Print exactly the lines from the first one down to the line containing "(0,0) rectangle (1365,1568);", both ends included, with no pictures and nothing else.

◇ ◇ ◇

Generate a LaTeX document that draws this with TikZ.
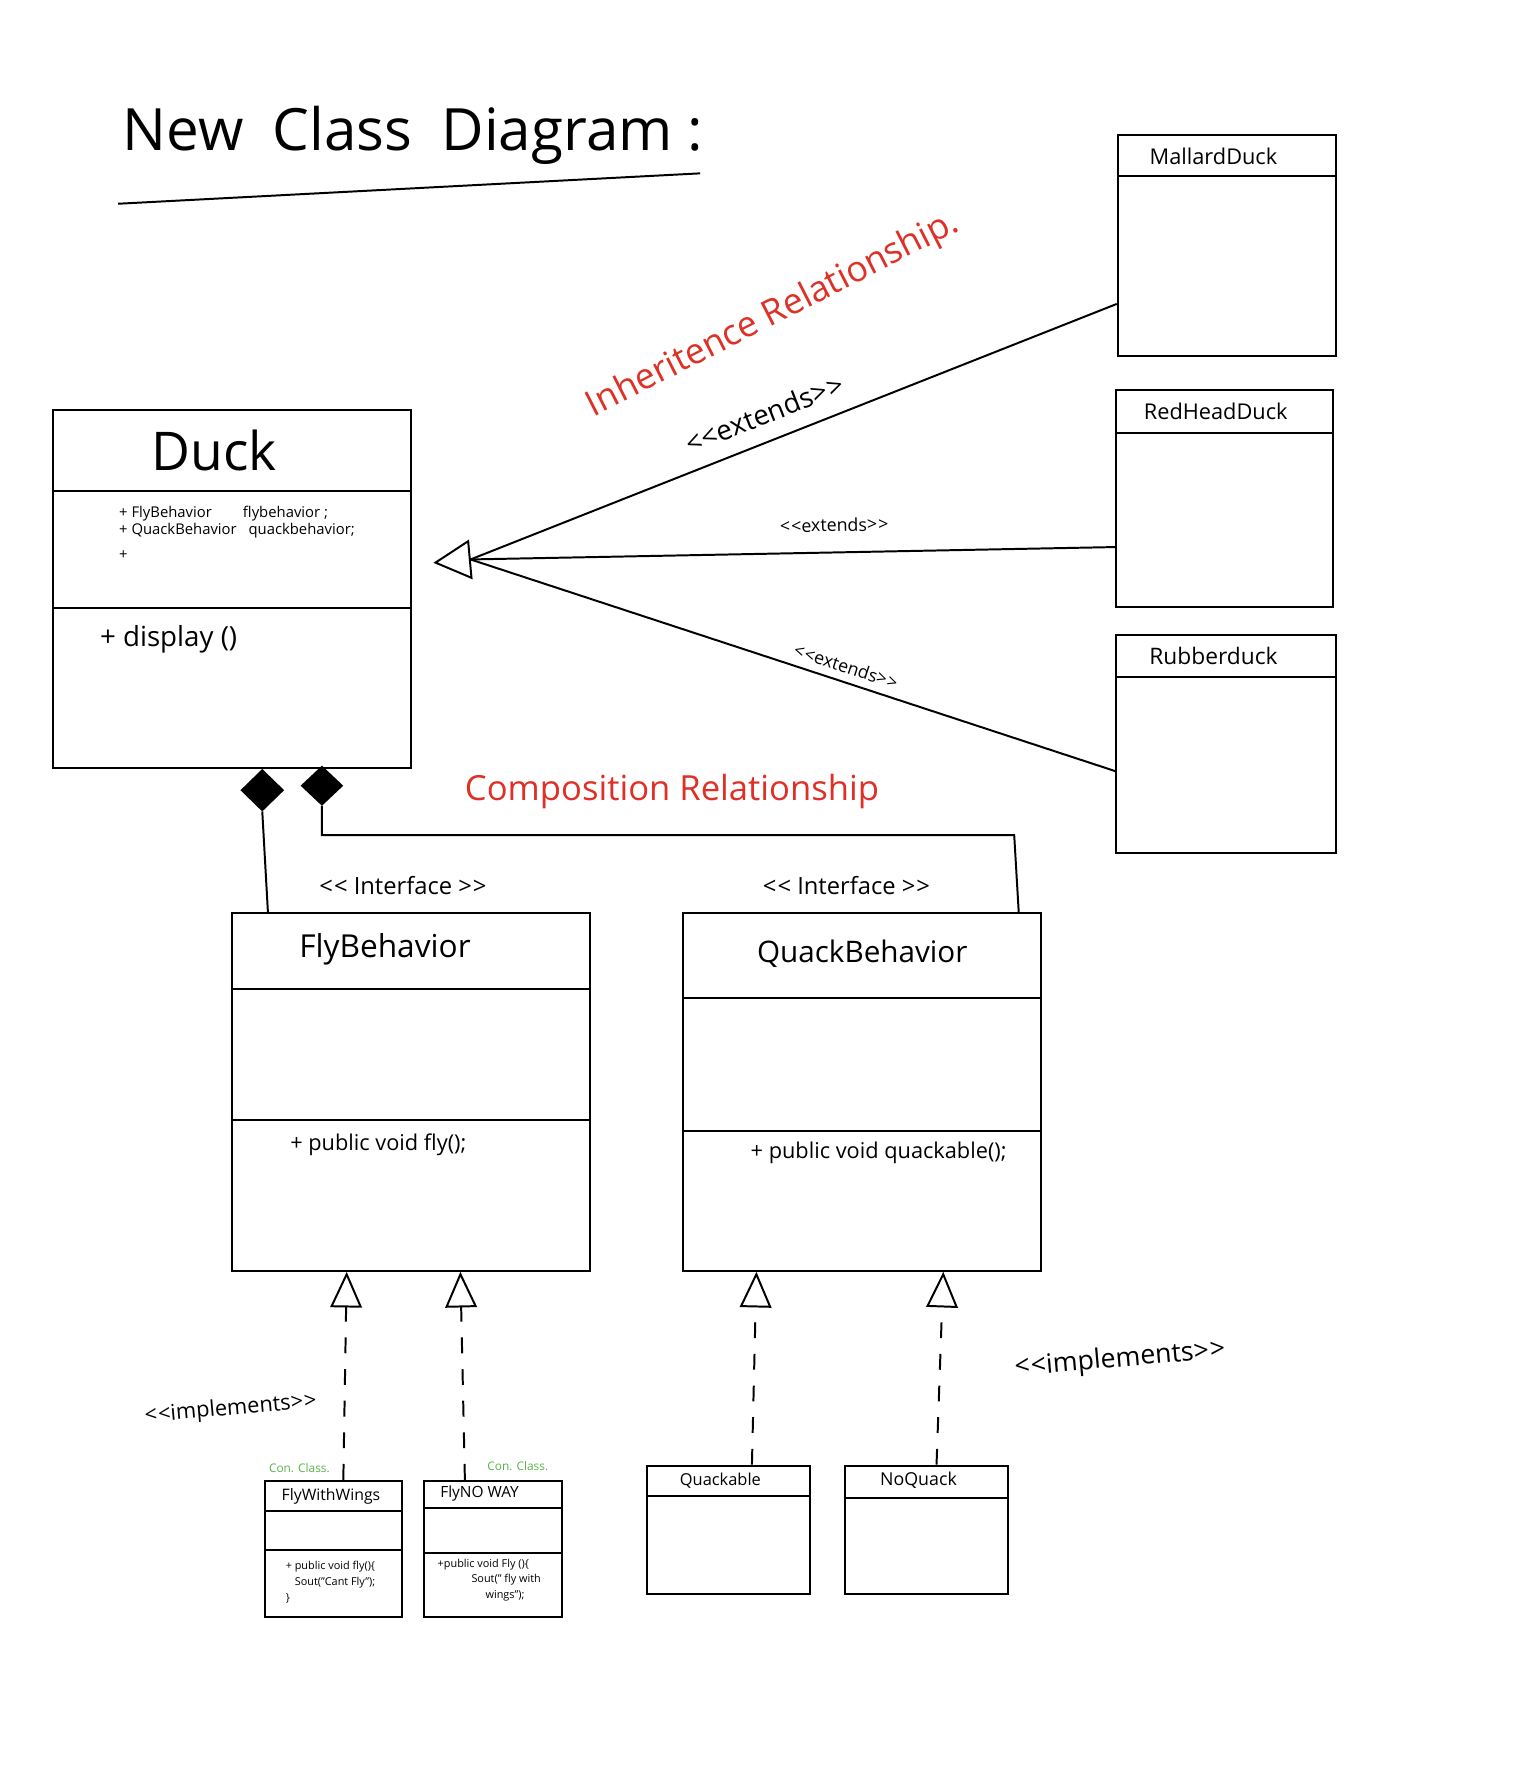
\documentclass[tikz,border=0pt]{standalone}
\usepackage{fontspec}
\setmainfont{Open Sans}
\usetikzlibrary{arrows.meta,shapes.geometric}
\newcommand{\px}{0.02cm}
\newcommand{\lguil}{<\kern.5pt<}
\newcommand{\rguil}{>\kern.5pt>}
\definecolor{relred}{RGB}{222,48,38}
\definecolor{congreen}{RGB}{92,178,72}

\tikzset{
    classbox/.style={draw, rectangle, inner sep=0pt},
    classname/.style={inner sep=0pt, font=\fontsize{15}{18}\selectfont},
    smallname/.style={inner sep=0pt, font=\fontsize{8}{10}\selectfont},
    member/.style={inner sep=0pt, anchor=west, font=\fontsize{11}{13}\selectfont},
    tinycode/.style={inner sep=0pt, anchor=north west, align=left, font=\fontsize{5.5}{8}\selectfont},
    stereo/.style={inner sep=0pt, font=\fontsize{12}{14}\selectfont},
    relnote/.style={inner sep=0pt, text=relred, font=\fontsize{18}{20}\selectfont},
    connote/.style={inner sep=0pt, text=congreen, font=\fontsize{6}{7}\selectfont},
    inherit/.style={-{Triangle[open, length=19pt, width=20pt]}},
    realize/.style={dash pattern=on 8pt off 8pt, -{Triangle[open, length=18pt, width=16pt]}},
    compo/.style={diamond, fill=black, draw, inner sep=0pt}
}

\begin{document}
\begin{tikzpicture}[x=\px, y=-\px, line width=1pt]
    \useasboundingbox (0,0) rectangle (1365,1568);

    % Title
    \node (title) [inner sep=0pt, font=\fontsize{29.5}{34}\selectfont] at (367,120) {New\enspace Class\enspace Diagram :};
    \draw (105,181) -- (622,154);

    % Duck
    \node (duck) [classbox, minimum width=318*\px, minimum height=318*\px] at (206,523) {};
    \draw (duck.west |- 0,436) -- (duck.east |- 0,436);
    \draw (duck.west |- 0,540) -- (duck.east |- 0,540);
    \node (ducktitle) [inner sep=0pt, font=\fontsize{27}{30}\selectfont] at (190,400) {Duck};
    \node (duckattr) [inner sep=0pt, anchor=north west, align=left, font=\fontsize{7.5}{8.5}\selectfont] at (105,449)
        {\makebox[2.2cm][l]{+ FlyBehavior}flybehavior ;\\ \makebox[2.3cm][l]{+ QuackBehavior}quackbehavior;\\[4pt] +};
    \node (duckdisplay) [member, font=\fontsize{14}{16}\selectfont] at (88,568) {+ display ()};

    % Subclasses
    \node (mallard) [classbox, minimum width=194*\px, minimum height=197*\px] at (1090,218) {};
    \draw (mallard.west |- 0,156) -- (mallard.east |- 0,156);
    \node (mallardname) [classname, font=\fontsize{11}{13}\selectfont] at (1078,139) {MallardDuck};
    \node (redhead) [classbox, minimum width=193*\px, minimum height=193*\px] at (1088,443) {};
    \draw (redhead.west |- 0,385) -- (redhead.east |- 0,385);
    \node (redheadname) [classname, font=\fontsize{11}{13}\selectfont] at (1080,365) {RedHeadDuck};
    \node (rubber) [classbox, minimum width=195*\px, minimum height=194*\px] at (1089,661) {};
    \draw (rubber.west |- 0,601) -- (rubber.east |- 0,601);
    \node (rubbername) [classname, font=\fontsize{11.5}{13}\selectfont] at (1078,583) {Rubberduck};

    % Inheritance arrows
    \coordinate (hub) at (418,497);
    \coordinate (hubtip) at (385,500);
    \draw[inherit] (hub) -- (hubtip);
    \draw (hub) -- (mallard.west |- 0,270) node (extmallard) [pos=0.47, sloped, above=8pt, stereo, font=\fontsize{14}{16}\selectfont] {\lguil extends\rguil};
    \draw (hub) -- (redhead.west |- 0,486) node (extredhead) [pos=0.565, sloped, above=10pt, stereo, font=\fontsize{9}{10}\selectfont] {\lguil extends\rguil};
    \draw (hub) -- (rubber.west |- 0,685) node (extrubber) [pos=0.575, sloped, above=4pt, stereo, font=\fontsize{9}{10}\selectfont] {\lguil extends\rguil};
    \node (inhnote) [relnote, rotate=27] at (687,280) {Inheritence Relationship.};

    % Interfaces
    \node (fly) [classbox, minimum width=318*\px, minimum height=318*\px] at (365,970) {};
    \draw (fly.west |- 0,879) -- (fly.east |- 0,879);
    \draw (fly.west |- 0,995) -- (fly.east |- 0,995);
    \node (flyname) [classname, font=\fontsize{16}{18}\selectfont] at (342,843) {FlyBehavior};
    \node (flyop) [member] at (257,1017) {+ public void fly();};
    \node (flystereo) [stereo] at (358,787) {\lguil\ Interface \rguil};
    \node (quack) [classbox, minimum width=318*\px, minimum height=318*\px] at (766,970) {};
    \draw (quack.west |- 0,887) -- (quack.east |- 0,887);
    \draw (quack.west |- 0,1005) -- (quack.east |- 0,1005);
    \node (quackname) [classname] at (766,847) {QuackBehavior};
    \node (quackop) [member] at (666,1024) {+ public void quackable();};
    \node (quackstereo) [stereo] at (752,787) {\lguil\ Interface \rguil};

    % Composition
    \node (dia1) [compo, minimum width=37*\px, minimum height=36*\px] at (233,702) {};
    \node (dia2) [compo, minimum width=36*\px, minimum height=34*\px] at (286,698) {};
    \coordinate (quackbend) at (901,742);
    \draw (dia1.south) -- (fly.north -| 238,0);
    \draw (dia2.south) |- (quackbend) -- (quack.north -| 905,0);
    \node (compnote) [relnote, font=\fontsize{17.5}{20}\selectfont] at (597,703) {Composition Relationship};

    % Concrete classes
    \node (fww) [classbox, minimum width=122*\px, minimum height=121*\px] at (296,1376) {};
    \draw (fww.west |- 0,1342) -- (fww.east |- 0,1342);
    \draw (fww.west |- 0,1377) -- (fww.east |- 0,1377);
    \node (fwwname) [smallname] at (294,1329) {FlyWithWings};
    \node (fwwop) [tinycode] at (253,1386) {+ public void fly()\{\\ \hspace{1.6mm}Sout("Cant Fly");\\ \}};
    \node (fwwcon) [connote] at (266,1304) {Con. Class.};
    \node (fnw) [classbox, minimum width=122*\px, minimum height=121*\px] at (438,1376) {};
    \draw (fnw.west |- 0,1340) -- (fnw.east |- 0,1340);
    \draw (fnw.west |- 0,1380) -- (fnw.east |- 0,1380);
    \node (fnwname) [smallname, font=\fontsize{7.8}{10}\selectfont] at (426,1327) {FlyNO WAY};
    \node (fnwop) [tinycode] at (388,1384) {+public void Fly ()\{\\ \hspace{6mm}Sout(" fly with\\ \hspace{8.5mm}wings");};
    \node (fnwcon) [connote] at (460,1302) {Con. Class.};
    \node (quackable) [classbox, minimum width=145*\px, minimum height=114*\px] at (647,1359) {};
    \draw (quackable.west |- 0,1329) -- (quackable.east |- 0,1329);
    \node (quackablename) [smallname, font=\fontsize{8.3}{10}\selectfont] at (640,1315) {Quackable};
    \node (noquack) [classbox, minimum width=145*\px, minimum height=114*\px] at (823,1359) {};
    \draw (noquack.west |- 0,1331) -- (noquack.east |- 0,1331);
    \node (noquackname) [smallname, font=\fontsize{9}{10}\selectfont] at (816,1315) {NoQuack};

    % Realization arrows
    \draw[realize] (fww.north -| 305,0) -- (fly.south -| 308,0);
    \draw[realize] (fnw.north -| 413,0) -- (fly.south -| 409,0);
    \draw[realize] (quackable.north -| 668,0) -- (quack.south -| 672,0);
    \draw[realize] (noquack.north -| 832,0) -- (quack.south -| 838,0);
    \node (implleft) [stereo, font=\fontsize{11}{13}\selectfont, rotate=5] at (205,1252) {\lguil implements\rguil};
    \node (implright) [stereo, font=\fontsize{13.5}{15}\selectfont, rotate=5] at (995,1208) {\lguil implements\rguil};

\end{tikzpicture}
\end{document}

◇ ◇ ◇

(Response below)
Generate a LaTeX document that draws this with TikZ.
\documentclass[tikz,border=0pt]{standalone}
\usepackage{fontspec}
\setmainfont{Open Sans}
\usetikzlibrary{arrows.meta,shapes.geometric}
\newcommand{\px}{0.02cm}
\newcommand{\lguil}{<\kern.5pt<}
\newcommand{\rguil}{>\kern.5pt>}
\definecolor{relred}{RGB}{222,48,38}
\definecolor{congreen}{RGB}{92,178,72}

\tikzset{
    classbox/.style={draw, rectangle, inner sep=0pt},
    classname/.style={inner sep=0pt, font=\fontsize{15}{18}\selectfont},
    smallname/.style={inner sep=0pt, font=\fontsize{8}{10}\selectfont},
    member/.style={inner sep=0pt, anchor=west, font=\fontsize{11}{13}\selectfont},
    tinycode/.style={inner sep=0pt, anchor=north west, align=left, font=\fontsize{5.5}{8}\selectfont},
    stereo/.style={inner sep=0pt, font=\fontsize{12}{14}\selectfont},
    relnote/.style={inner sep=0pt, text=relred, font=\fontsize{18}{20}\selectfont},
    connote/.style={inner sep=0pt, text=congreen, font=\fontsize{6}{7}\selectfont},
    inherit/.style={-{Triangle[open, length=19pt, width=20pt]}},
    realize/.style={dash pattern=on 8pt off 8pt, -{Triangle[open, length=18pt, width=16pt]}},
    compo/.style={diamond, fill=black, draw, inner sep=0pt}
}

\begin{document}
\begin{tikzpicture}[x=\px, y=-\px, line width=1pt]
    \useasboundingbox (0,0) rectangle (1365,1568);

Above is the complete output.